Usted está aquí: miércoles 9 de febrero de 2005 Opinión Represión política en Oaxaca

Francisco López Bárcenas

Represión política en Oaxaca

La sangre y las lágrimas indígenas siguen manchando el suelo oaxaqueño. El estado orgulloso de la diversidad de los pueblos indígenas que viven y conviven en él, el mismo que ha presumido su avance en el reconocimiento de los derechos indígenas, ahora está enviando un mensaje necrológico al resto del país y al mundo. Y aunque algunos políticos pretenden convencernos de que la violencia es producto de problemas intercomunitarios, hay que decir que son inducidos, directa o indirectamente, desde el poder. Son métodos de represión contra opositores al gobierno. Además, cualquiera que sea el origen de la violencia, el gobierno no puede eludir su responsabilidad de que exista paz para que todos puedan vivir digna y tranquilamente. Y si no ha abdicado de esa responsabilidad, hay que decir que es inmoral e inadmisible lograrlo sobre los cadáveres de los indígenas, o despojando a los pueblos y ciudadanos de sus derechos políticos.

Ejemplos de lo anterior hay muchos: San Blas Atempa y San Juan Lalana en el Istmo, Santiago Xanica en la Sierra Sur, San Isidro Aloapam en la sierra Norte, San Martín Itunyoso en la región trique, entre los que han tenido eco en la opinión pública, aunque existen otros que no han contado ni con eso y también entristecen la tierra. De todos el que nos parece más condenable es el asesinato a sangre fría de cuatro indígenas indefensos en el municipio de San Martín Itunyoso, el pequeño y único municipio del pueblo triqui, cuando participaban en la toma de posesión de su presidente municipal. Antes de los sucesos fue evidente el acoso de los representantes del gobierno contra el cabildo, por no ser priísta. La presión contra el edil electo era tal que éste llegó a señalar públicamente como responsable de lo que sucediera al delegado de gobierno en el distrito de Tlaxiaco.
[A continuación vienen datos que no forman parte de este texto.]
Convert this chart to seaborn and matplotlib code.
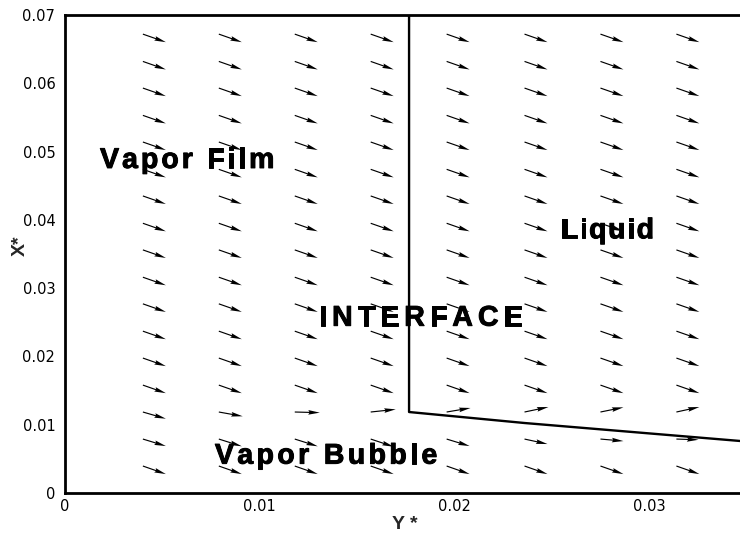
import matplotlib
matplotlib.use("Agg")
import numpy as np
import pandas as pd
import seaborn as sns
import matplotlib.pyplot as plt
import matplotlib.patheffects as pe
from matplotlib.ticker import MultipleLocator
from matplotlib.font_manager import FontProperties, findfont, get_font
from matplotlib.transforms import offset_copy

# ---------------- data ----------------
col_x = [0.0040, 0.0079, 0.0118, 0.0157, 0.0196, 0.0236, 0.0275, 0.0314]
row_y = [0.00395, 0.0079, 0.01186, 0.0158, 0.01976, 0.0237, 0.0277, 0.0316,
         0.0356, 0.0395, 0.0435, 0.0474, 0.0514, 0.0553, 0.0593, 0.0632, 0.0672]

# velocity components, one list per row (bottom row first), one value per column
U_rows = [
    [1.00, 1.00, 1.00, 1.00, 1.00, 1.00, 1.00, 1.00],
    [1.00, 1.00, 1.00, 1.00, 1.00, 1.00, 1.00, 0.96],
    [1.00, 1.04, 1.09, 1.09, 1.04, 1.04, 1.00, 1.00],
    [1.00, 1.00, 1.00, 1.00, 1.00, 1.00, 1.00, 1.00],
    [1.00, 1.00, 1.00, 1.00, 1.00, 1.00, 1.00, 1.00],
    [1.00, 1.00, 1.00, 1.00, 1.00, 1.00, 1.00, 1.00],
    [1.00, 1.00, 1.00, 1.00, 1.00, 1.00, 1.00, 1.00],
    [1.00, 1.00, 1.00, 1.00, 1.00, 1.00, 1.00, 1.00],
    [1.00, 1.00, 1.00, 1.00, 1.00, 1.00, 1.00, 1.00],
    [1.00, 1.00, 1.00, 1.00, 1.00, 1.00, 1.00, 1.00],
    [1.00, 1.00, 1.00, 1.00, 1.00, 1.00, 1.00, 1.00],
    [1.00, 1.00, 1.00, 1.00, 1.00, 1.00, 1.00, 1.00],
    [1.00, 1.00, 1.00, 1.00, 1.00, 1.00, 1.00, 1.00],
    [1.00, 1.00, 1.00, 1.00, 1.00, 1.00, 1.00, 1.00],
    [1.00, 1.00, 1.00, 1.00, 1.00, 1.00, 1.00, 1.00],
    [1.00, 1.00, 1.00, 1.00, 1.00, 1.00, 1.00, 1.00],
    [1.00, 1.00, 1.00, 1.00, 1.00, 1.00, 1.00, 1.00],
]
V_rows = [
    [-1.00, -1.00, -1.00, -1.00, -1.00, -1.00, -1.00, -1.00],
    [-0.87, -0.90, -0.90, -0.95, -0.87, -0.62, -0.25, -0.09],
    [-0.83, -0.53, -0.08, 0.33, 0.50, 0.62, 0.58, 0.62],
    [-1.00, -1.00, -1.00, -1.00, -1.00, -1.00, -1.00, -1.00],
    [-1.00, -1.00, -1.00, -1.00, -1.00, -1.00, -1.00, -1.00],
    [-1.00, -1.00, -1.00, -1.00, -1.00, -1.00, -1.00, -1.00],
    [-1.00, -1.00, -1.00, -1.00, -1.00, -1.00, -1.00, -1.00],
    [-1.00, -1.00, -1.00, -1.00, -1.00, -1.00, -1.00, -1.00],
    [-1.00, -1.00, -1.00, -1.00, -1.00, -1.00, -1.00, -1.00],
    [-1.00, -1.00, -1.00, -1.00, -1.00, -1.00, -1.00, -1.00],
    [-1.00, -1.00, -1.00, -1.00, -1.00, -1.00, -1.00, -1.00],
    [-1.00, -1.00, -1.00, -1.00, -1.00, -1.00, -1.00, -1.00],
    [-1.00, -1.00, -1.00, -1.00, -1.00, -1.00, -1.00, -1.00],
    [-1.00, -1.00, -1.00, -1.00, -1.00, -1.00, -1.00, -1.00],
    [-1.00, -1.00, -1.00, -1.00, -1.00, -1.00, -1.00, -1.00],
    [-1.00, -1.00, -1.00, -1.00, -1.00, -1.00, -1.00, -1.00],
    [-1.00, -1.00, -1.00, -1.00, -1.00, -1.00, -1.00, -1.00],
]

# interface polyline (horizontal axis Y*, vertical axis X*)
iface_ystar = [0.01767, 0.01767, 0.0236, 0.0350]
iface_xstar = [0.0700, 0.01186, 0.01025, 0.00754]

# region labels
labels = ["Vapor Film", "Liquid", "INTERFACE", "Vapor Bubble"]
label_left = [0.0018, 0.02545, 0.01305, 0.0077]
label_right = [0.01075, 0.03025, 0.02350, 0.01912]
label_base = [0.0476, 0.0373, 0.0245, 0.0043]

xticks = [0.0, 0.01, 0.02, 0.03]
xtick_labels = ["0", "0.01", "0.02", "0.03"]
yticks = [0.0, 0.01, 0.02, 0.03, 0.04, 0.05, 0.06, 0.07]
ytick_labels = ["0", "0.01", "0.02", "0.03", "0.04", "0.05", "0.06", "0.07"]

# ---------------- figure ----------------
sns.set_theme(style="white")
plt.rcParams["font.family"] = ["DejaVu Sans"]

DPI = 100
fig = plt.figure(figsize=(7.40, 5.36), dpi=DPI)
ax = fig.add_axes([65 / 740, 43 / 536, 681.5 / 740, 478 / 536])
ax.set_xlim(0, 0.035)
ax.set_ylim(0, 0.07)

# vectors
gx, gy = np.meshgrid(col_x, row_y)
U = np.array(U_rows)
V = np.array(V_rows)
ax.quiver(gx, gy, U, V, angles="xy", scale_units="xy", scale=847,
          color="black", width=0.0017, headwidth=4.0, headlength=10,
          headaxislength=9, pivot="tail", zorder=3)

# interface line
iface = pd.DataFrame({"ystar": iface_ystar, "xstar": iface_xstar})
sns.lineplot(data=iface, x="ystar", y="xstar", sort=False, estimator=None,
             color="black", linewidth=1.7, ax=ax, zorder=4)

# tracked bold labels (Tecplot-like letter spacing)
LABEL_SIZE = 20.5
fp = FontProperties(family="Liberation Sans", weight="bold", size=LABEL_SIZE)
ft = get_font(findfont(fp))
ft.set_size(LABEL_SIZE, DPI)
renderer = fig.canvas.get_renderer()
heavy = [pe.withStroke(linewidth=0.7, foreground="black")]


def advance(ch):
    g = ft.load_char(ord(ch))
    return g.linearHoriAdvance / 65536.0


for s, x0, x1, yb in zip(labels, label_left, label_right, label_base):
    p0 = ax.transData.transform((x0, yb))
    p1 = ax.transData.transform((x1, yb))
    target = p1[0] - p0[0]
    advs = [advance(c) for c in s]
    texts = [ax.text(x0, yb, c, fontproperties=fp, color="black",
                     ha="left", va="baseline", zorder=5, path_effects=heavy)
             for c in s]

    def layout(track):
        off = 0.0
        for t, a in zip(texts, advs):
            t.set_transform(offset_copy(ax.transData, fig=fig, x=off, y=0, units="dots"))
            off += a + track

    track = 0.0
    for _ in range(3):
        layout(track)
        bbs = [t.get_window_extent(renderer) for t, c in zip(texts, s) if c != " "]
        w = max(b.x1 for b in bbs) - min(b.x0 for b in bbs)
        track += (target - w) / (len(s) - 1)
    layout(track)

# axes styling
for side in ["left", "bottom", "top", "right"]:
    ax.spines[side].set_color("black")
    ax.spines[side].set_linewidth(2.0)
ax.set_xticks(xticks)
ax.set_xticklabels(xtick_labels)
ax.set_yticks(yticks)
ax.set_yticklabels(ytick_labels)
ax.xaxis.set_minor_locator(MultipleLocator(0.002))
ax.yaxis.set_minor_locator(MultipleLocator(0.002))
ax.tick_params(which="major", direction="in", length=13, width=2.0,
               color="black", labelsize=10.5, labelcolor="black")
ax.tick_params(axis="y", which="major", pad=7)
ax.tick_params(axis="x", which="major", pad=4)
ax.tick_params(which="minor", direction="in", length=6.5, width=1.2, color="black")
ax.tick_params(top=False, right=False, which="both")

axis_fp = FontProperties(family="Liberation Sans", weight="bold", size=14)
ax.set_xlabel("Y *", fontproperties=axis_fp)
ax.set_ylabel("X*", fontproperties=axis_fp)
ax.xaxis.set_label_coords((405 - 65) / 681.5, (493 - 516) / 478)
ax.yaxis.set_label_coords((29 - 65) / 681.5, (493 - 246) / 478)
ax.grid(False)

fig.savefig("out.png", dpi=DPI)
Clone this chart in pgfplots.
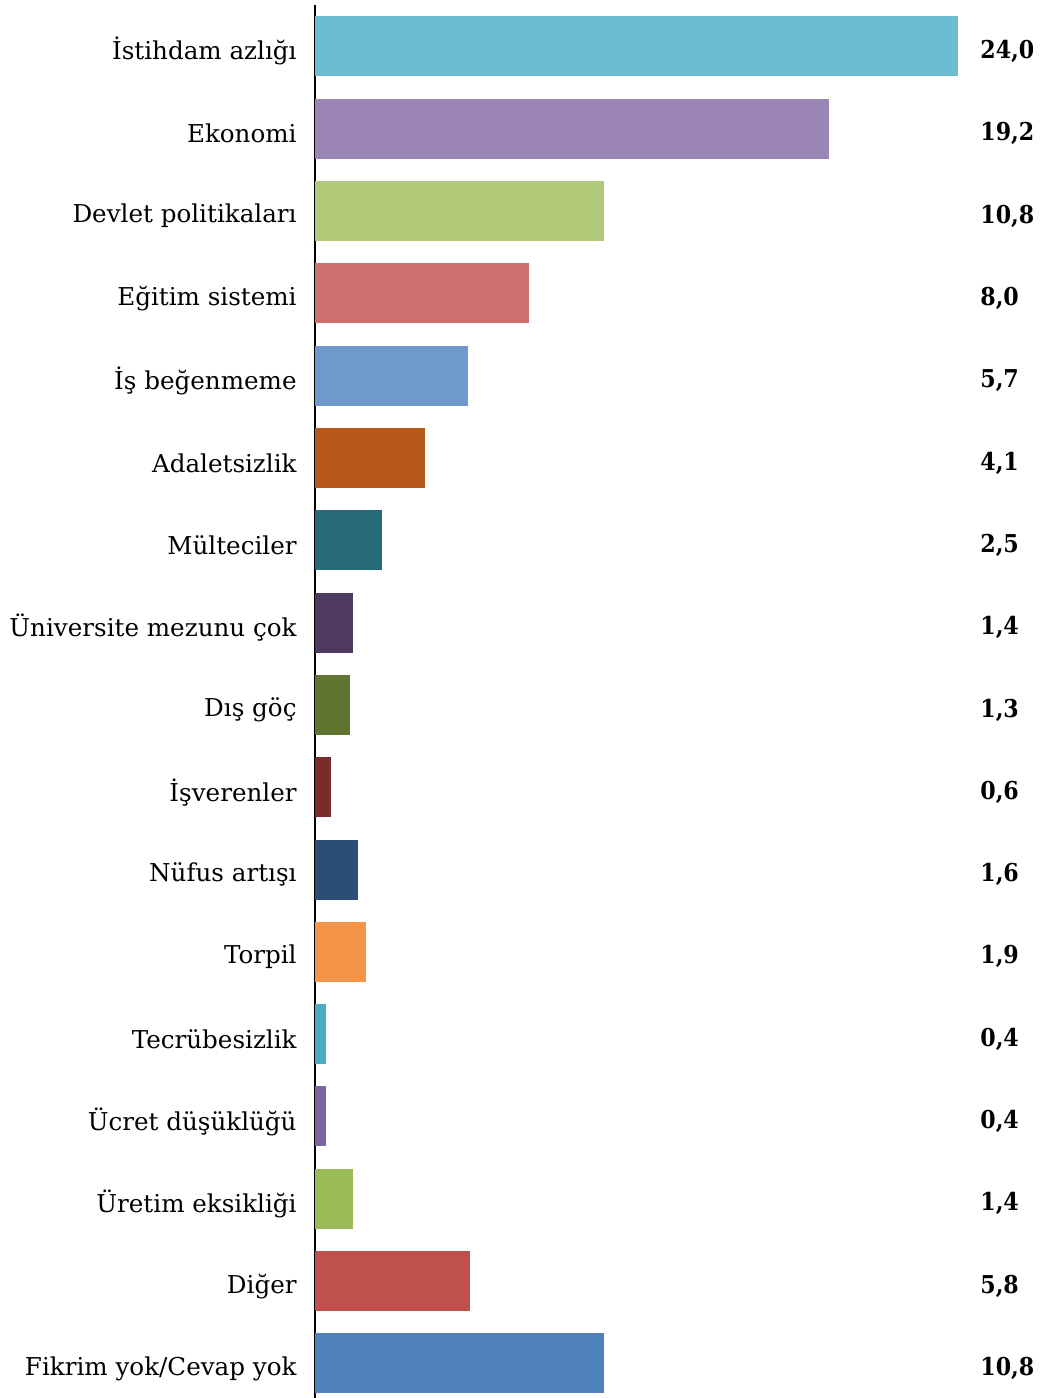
\documentclass[border=0pt]{standalone}
\usepackage{fontspec}
\setmainfont{DejaVu Serif}
\newfontfamily\numfont{DejaVu Serif Condensed}
\usepackage{pgfplots}
\pgfplotsset{compat=1.18}
\definecolor{c1}{HTML}{6CBDD2}
\definecolor{c2}{HTML}{9B85B4}
\definecolor{c3}{HTML}{B1CA7A}
\definecolor{c4}{HTML}{CD706E}
\definecolor{c5}{HTML}{6F99CA}
\definecolor{c6}{HTML}{B55819}
\definecolor{c7}{HTML}{276B7B}
\definecolor{c8}{HTML}{4D3A5E}
\definecolor{c9}{HTML}{5F7530}
\definecolor{c10}{HTML}{7A2B2B}
\definecolor{c11}{HTML}{2C4D75}
\definecolor{c12}{HTML}{F59549}
\definecolor{c13}{HTML}{4BACC6}
\definecolor{c14}{HTML}{8064A2}
\definecolor{c15}{HTML}{9BBB59}
\definecolor{c16}{HTML}{C0504D}
\definecolor{c17}{HTML}{4F81BD}
\pgfplotsset{mybar/.style={xbar, bar width=30pt, bar shift=0pt, draw=none, fill=#1}}
\begin{document}
\begin{tikzpicture}
\useasboundingbox (0,0) rectangle (520.5pt,699pt);
\begin{axis}[
  at={(157.5pt,0pt)}, anchor=south west,
  scale only axis, width=321.5pt, height=696.4pt,
  xmin=0, xmax=24, ymin=-0.5, ymax=16.42, y dir=reverse,
  axis x line=none, axis y line=left,
  y axis line style={-, black, line width=0.6pt},
  ytick={0,...,16}, major tick length=0pt,
  yticklabels={İstihdam azlığı, Ekonomi, Devlet politikaları, Eğitim sistemi, İş beğenmeme, Adaletsizlik, Mülteciler, Üniversite mezunu çok, Dış göç, İşverenler, Nüfus artışı, Torpil, Tecrübesizlik, Ücret düşüklüğü, Üretim eksikliği, Diğer, Fikrim yok/Cevap yok},
  yticklabel style={font=\fontsize{12.3}{14}\selectfont, inner sep=0pt, xshift=-9pt, yshift=-2.5pt},
  clip=false]
\addplot[mybar=c1] coordinates {(24.0,0)};
\addplot[mybar=c2] coordinates {(19.2,1)};
\addplot[mybar=c3] coordinates {(10.8,2)};
\addplot[mybar=c4] coordinates {(8.0,3)};
\addplot[mybar=c5] coordinates {(5.7,4)};
\addplot[mybar=c6] coordinates {(4.1,5)};
\addplot[mybar=c7] coordinates {(2.5,6)};
\addplot[mybar=c8] coordinates {(1.4,7)};
\addplot[mybar=c9] coordinates {(1.3,8)};
\addplot[mybar=c10] coordinates {(0.6,9)};
\addplot[mybar=c11] coordinates {(1.6,10)};
\addplot[mybar=c12] coordinates {(1.9,11)};
\addplot[mybar=c13] coordinates {(0.4,12)};
\addplot[mybar=c14] coordinates {(0.4,13)};
\addplot[mybar=c15] coordinates {(1.4,14)};
\addplot[mybar=c16] coordinates {(5.8,15)};
\addplot[mybar=c17] coordinates {(10.8,16)};
\addplot[only marks, mark=none, nodes near coords, point meta=explicit symbolic,
  every node near coord/.append style={anchor=west, inner sep=0pt, yshift=-2.5pt, font=\numfont\bfseries\fontsize{12.3}{14}\selectfont}]
  table[x=x, y=y, meta=lbl] {
x y lbl
24.82 0 24,0
24.82 1 19,2
24.82 2 10,8
24.82 3 8,0
24.82 4 5,7
24.82 5 4,1
24.82 6 2,5
24.82 7 1,4
24.82 8 1,3
24.82 9 0,6
24.82 10 1,6
24.82 11 1,9
24.82 12 0,4
24.82 13 0,4
24.82 14 1,4
24.82 15 5,8
24.82 16 10,8
};
\end{axis}
\end{tikzpicture}
\end{document}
Una rápida búsqueda de las causas de esta violencia muestra que se acentúa en municipios indígenas que eligen autoridades por usos y costumbres, procedimiento reconocido por la ley electoral del estado hace una década, que por varios trienios mostró sus bondades, pero que ahora aparece desgastado. En efecto, durante los primeros años de su reconocimiento, las elecciones por usos y costumbres disminuyeron los gastos de campaña y los conflictos poselectorales protagonizados por los partidos políticos, contribuyendo a la paz en la región. Pero lo más importante fue que disminuyeron las divisiones comunitarias inducidas por las elecciones de partido, lo que a su vez fortaleció sus estructuras de gobierno indígenas, convirtiéndolos en sujetos políticos, capaces de modificar sus relaciones de subordinación con el aparato estatal.

Frente a este escenario el aparato del estado y los poderes caciquiles regionales reaccionaron negando el estado de derecho, democrático y multicultural que pregonaban en el discurso, enseñando su rostro antidemocrático y autoritario, el mismo que ahora se muestra de manera más descarada. Contra la autonomía reconocida a los pueblos y comunidades los funcionarios estatales promovieron agrupaciones de municipios por usos y costumbres, que luego entregaban a los tentáculos del Partido Revolucionario Institucional, y a quienes se negaban a participar en ellas los doblegaban por medio del presupuesto. Para lograr su propósito, el estado contó con la complicidad de los partidos políticos que con las elecciones por usos y costumbres habían perdido clientela política y campo de negociación.

Con 10 años de experiencia los oaxaqueños, el gobierno en primerísimo lugar, deberíamos aceptar que este modelo de participación política en los municipios indígenas está agotado y necesita revisarse para que siga siendo válido. Pero para que esto sea posible existen condiciones imprescindibles. Una es que cese la represión contra las comunidades y municipios indígenas, lo mismo que contra sus organizaciones, y se ponga a todos en el goce de los derechos que cualquier estado liberal está obligado a respetar. Otra, que el gobierno reconozca su deber de escuchar a todos, los indígenas incluidos, aun cuando no esté de acuerdo con ellos. Una más, que muestre verdadera voluntad de abrir caminos de diálogo y negociación para solucionar los problemas. En otras palabras, dar oportunidad a la política para detener la violencia. Pensar que se puede seguir gobernando sobre cadáveres es muy peligroso. Los pueblos resisten de manera pacífica cuando ven posibilidades de encontrar arreglos a sus problemas. Pero no cuando se les acaba la paciencia. Esto es lo que hay que evitar antes de que sea tarde.